== INFORMATION SHOWN

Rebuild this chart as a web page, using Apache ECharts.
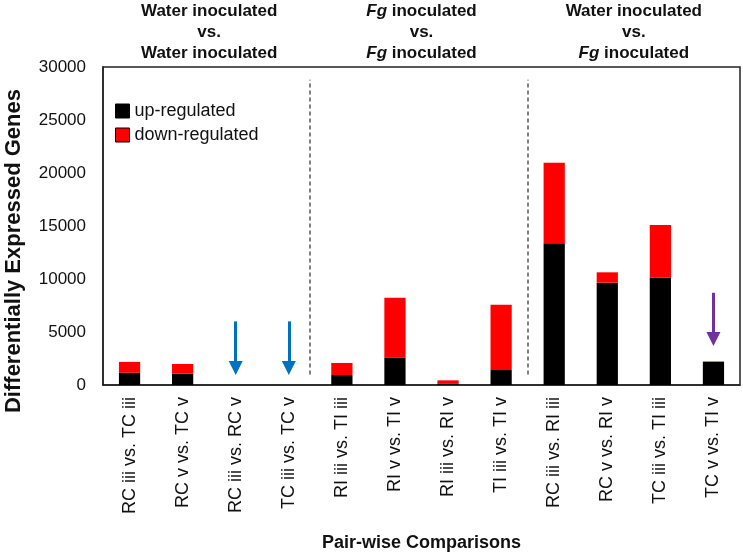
<!DOCTYPE html>
<html>
<head>
<meta charset="utf-8">
<script src="https://cdn.jsdelivr.net/npm/echarts@6/dist/echarts.min.js"></script>
<style>html,body{margin:0;padding:0;background:#fff}#c{width:743px;height:557px}</style>
</head>
<body>
<div id="c"></div>
<script>
const categories = ['RC iii vs. TC iii','RC v vs. TC v','RC iii vs. RC v','TC iii vs. TC v','RI iii vs. TI iii','RI v vs. TI v','RI iii vs. RI v','TI iii vs. TI v','RC iii vs. RI iii','RC v vs. RI v','TC iii vs. TI iii','TC v vs. TI v'];
const upRegulated   = [1150, 1060, 0, 0, 940, 2600, 150, 1410, 13370, 9650, 10150, 2200];
const downRegulated = [1030, 920, 0, 0, 1140, 5620, 290, 6155, 7600, 980, 4950, 20];
const yTicks = {min: 0, max: 30000, interval: 5000};
const groupHeaders = [
  ['Water inoculated', 'vs.', 'Water inoculated'],
  ['{i|Fg} inoculated', 'vs.', '{i|Fg} inoculated'],
  ['Water inoculated', 'vs.', '{i|Fg} inoculated']
];
const groupCenters = [2, 6, 10];      // in category-slot units (0..12)
const dividerPos = [3.9, 8];          // separators in category-slot units
const dividerRange = [1000, 28800];
const arrowCats = [2, 3, 11];
const arrowTop = [6000, 6000, 8700];
const arrowEnd = [1600, 1600, 4350];
const arrowColors = ['#0070C0', '#0070C0', '#7030A0'];

const FONT = 'Liberation Sans, Arial, sans-serif';
const chart = echarts.init(document.getElementById('c'), null, {renderer: 'canvas'});

const arrowData = arrowCats.map((c, i) => [
  {coord: [categories[c], arrowTop[i]], lineStyle: {color: arrowColors[i], width: 3, type: 'solid'}, itemStyle: {color: arrowColors[i]}},
  {coord: [categories[c], arrowEnd[i]], lineStyle: {color: arrowColors[i], width: 3, type: 'solid'}, itemStyle: {color: arrowColors[i]}}
]);
const dividerData = dividerPos.map(p => [
  {coord: [p, dividerRange[0]]},
  {coord: [p, dividerRange[1]]}
]);

chart.setOption({
  animation: false,
  backgroundColor: '#fff',
  textStyle: {fontFamily: FONT},
  grid: {left: 103, right: 3, top: 67, bottom: 170, show: true, borderColor: '#222', borderWidth: 1.5, containLabel: false},
  legend: {
    orient: 'vertical', left: 110, top: 97, itemWidth: 14, itemHeight: 14, itemGap: 6,
    icon: 'rect',
    itemStyle: {borderColor: '#000', borderWidth: 1},
    textStyle: {fontSize: 18, color: '#111', fontFamily: FONT},
    data: ['up-regulated', 'down-regulated']
  },
  xAxis: [{
    type: 'category', data: categories,
    axisLine: {show: true, lineStyle: {color: '#222', width: 1.5}},
    axisTick: {show: false},
    axisLabel: {rotate: 90, interval: 0, margin: 12, fontSize: 18, color: '#111', fontFamily: FONT},
    name: 'Pair-wise Comparisons', nameLocation: 'middle', nameGap: 149,
    nameTextStyle: {fontSize: 18, fontWeight: 'bold', color: '#111', fontFamily: FONT}
  }, {
    type: 'value', min: 0, max: 12, show: false
  }],
  yAxis: {
    type: 'value', min: yTicks.min, max: yTicks.max, interval: yTicks.interval,
    axisLine: {show: true, lineStyle: {color: '#222', width: 1.5}},
    axisTick: {show: false},
    splitLine: {show: false},
    axisLabel: {fontSize: 17, margin: 17, color: '#111', fontFamily: FONT, formatter: v => String(v)}
  },
  series: [{
    name: 'up-regulated', type: 'bar', stack: 'deg', data: upRegulated, barWidth: '40%',
    itemStyle: {color: '#000000'},
    markLine: {silent: true, symbol: ['none', 'triangle'], symbolSize: [14, 14], label: {show: false}, data: arrowData}
  }, {
    name: 'down-regulated', type: 'bar', stack: 'deg', data: downRegulated, barWidth: '40%',
    itemStyle: {color: '#FF0000'}
  }, {
    name: 'dividers', type: 'line', xAxisIndex: 1, data: [],
    markLine: {silent: true, symbol: ['none', 'none'], label: {show: false},
      lineStyle: {color: '#555', width: 1.5, type: [4, 3]}, data: dividerData}
  }]
});

const headerGraphics = groupHeaders.map((lines, gi) => ({
  type: 'text',
  x: chart.convertToPixel({xAxisIndex: 1}, groupCenters[gi]),
  y: 32,
  style: {
    text: lines.join('\n'),
    align: 'center', verticalAlign: 'middle',
    fontFamily: FONT, fontSize: 17, fontWeight: 'bold', lineHeight: 21, fill: '#111',
    rich: {i: {fontStyle: 'italic', fontWeight: 'bold', fontSize: 17, fontFamily: FONT, lineHeight: 21, fill: '#111'}}
  }
}));
headerGraphics.push({
  type: 'text', x: 14, y: 251, rotation: Math.PI / 2,
  style: {text: 'Differentially Expressed Genes', align: 'center', verticalAlign: 'middle',
    fontFamily: FONT, fontSize: 22, fontWeight: 'bold', fill: '#111'}
});
chart.setOption({graphic: headerGraphics});
</script>
</body>
</html>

====

_WHAT TO PRODUCE_
All of the material above is to be copied exactly, except for its images.

_RIGHT ANSWER_
Rebuild this chart as a web page, using Apache ECharts.
<!DOCTYPE html>
<html>
<head>
<meta charset="utf-8">
<script src="https://cdn.jsdelivr.net/npm/echarts@6/dist/echarts.min.js"></script>
<style>html,body{margin:0;padding:0;background:#fff}#c{width:743px;height:557px}</style>
</head>
<body>
<div id="c"></div>
<script>
const categories = ['RC iii vs. TC iii','RC v vs. TC v','RC iii vs. RC v','TC iii vs. TC v','RI iii vs. TI iii','RI v vs. TI v','RI iii vs. RI v','TI iii vs. TI v','RC iii vs. RI iii','RC v vs. RI v','TC iii vs. TI iii','TC v vs. TI v'];
const upRegulated   = [1150, 1060, 0, 0, 940, 2600, 150, 1410, 13370, 9650, 10150, 2200];
const downRegulated = [1030, 920, 0, 0, 1140, 5620, 290, 6155, 7600, 980, 4950, 20];
const yTicks = {min: 0, max: 30000, interval: 5000};
const groupHeaders = [
  ['Water inoculated', 'vs.', 'Water inoculated'],
  ['{i|Fg} inoculated', 'vs.', '{i|Fg} inoculated'],
  ['Water inoculated', 'vs.', '{i|Fg} inoculated']
];
const groupCenters = [2, 6, 10];      // in category-slot units (0..12)
const dividerPos = [3.9, 8];          // separators in category-slot units
const dividerRange = [1000, 28800];
const arrowCats = [2, 3, 11];
const arrowTop = [6000, 6000, 8700];
const arrowEnd = [1600, 1600, 4350];
const arrowColors = ['#0070C0', '#0070C0', '#7030A0'];

const FONT = 'Liberation Sans, Arial, sans-serif';
const chart = echarts.init(document.getElementById('c'), null, {renderer: 'canvas'});

const arrowData = arrowCats.map((c, i) => [
  {coord: [categories[c], arrowTop[i]], lineStyle: {color: arrowColors[i], width: 3, type: 'solid'}, itemStyle: {color: arrowColors[i]}},
  {coord: [categories[c], arrowEnd[i]], lineStyle: {color: arrowColors[i], width: 3, type: 'solid'}, itemStyle: {color: arrowColors[i]}}
]);
const dividerData = dividerPos.map(p => [
  {coord: [p, dividerRange[0]]},
  {coord: [p, dividerRange[1]]}
]);

chart.setOption({
  animation: false,
  backgroundColor: '#fff',
  textStyle: {fontFamily: FONT},
  grid: {left: 103, right: 3, top: 67, bottom: 170, show: true, borderColor: '#222', borderWidth: 1.5, containLabel: false},
  legend: {
    orient: 'vertical', left: 110, top: 97, itemWidth: 14, itemHeight: 14, itemGap: 6,
    icon: 'rect',
    itemStyle: {borderColor: '#000', borderWidth: 1},
    textStyle: {fontSize: 18, color: '#111', fontFamily: FONT},
    data: ['up-regulated', 'down-regulated']
  },
  xAxis: [{
    type: 'category', data: categories,
    axisLine: {show: true, lineStyle: {color: '#222', width: 1.5}},
    axisTick: {show: false},
    axisLabel: {rotate: 90, interval: 0, margin: 12, fontSize: 18, color: '#111', fontFamily: FONT},
    name: 'Pair-wise Comparisons', nameLocation: 'middle', nameGap: 149,
    nameTextStyle: {fontSize: 18, fontWeight: 'bold', color: '#111', fontFamily: FONT}
  }, {
    type: 'value', min: 0, max: 12, show: false
  }],
  yAxis: {
    type: 'value', min: yTicks.min, max: yTicks.max, interval: yTicks.interval,
    axisLine: {show: true, lineStyle: {color: '#222', width: 1.5}},
    axisTick: {show: false},
    splitLine: {show: false},
    axisLabel: {fontSize: 17, margin: 17, color: '#111', fontFamily: FONT, formatter: v => String(v)}
  },
  series: [{
    name: 'up-regulated', type: 'bar', stack: 'deg', data: upRegulated, barWidth: '40%',
    itemStyle: {color: '#000000'},
    markLine: {silent: true, symbol: ['none', 'triangle'], symbolSize: [14, 14], label: {show: false}, data: arrowData}
  }, {
    name: 'down-regulated', type: 'bar', stack: 'deg', data: downRegulated, barWidth: '40%',
    itemStyle: {color: '#FF0000'}
  }, {
    name: 'dividers', type: 'line', xAxisIndex: 1, data: [],
    markLine: {silent: true, symbol: ['none', 'none'], label: {show: false},
      lineStyle: {color: '#555', width: 1.5, type: [4, 3]}, data: dividerData}
  }]
});

const headerGraphics = groupHeaders.map((lines, gi) => ({
  type: 'text',
  x: chart.convertToPixel({xAxisIndex: 1}, groupCenters[gi]),
  y: 32,
  style: {
    text: lines.join('\n'),
    align: 'center', verticalAlign: 'middle',
    fontFamily: FONT, fontSize: 17, fontWeight: 'bold', lineHeight: 21, fill: '#111',
    rich: {i: {fontStyle: 'italic', fontWeight: 'bold', fontSize: 17, fontFamily: FONT, lineHeight: 21, fill: '#111'}}
  }
}));
headerGraphics.push({
  type: 'text', x: 14, y: 251, rotation: Math.PI / 2,
  style: {text: 'Differentially Expressed Genes', align: 'center', verticalAlign: 'middle',
    fontFamily: FONT, fontSize: 22, fontWeight: 'bold', fill: '#111'}
});
chart.setOption({graphic: headerGraphics});
</script>
</body>
</html>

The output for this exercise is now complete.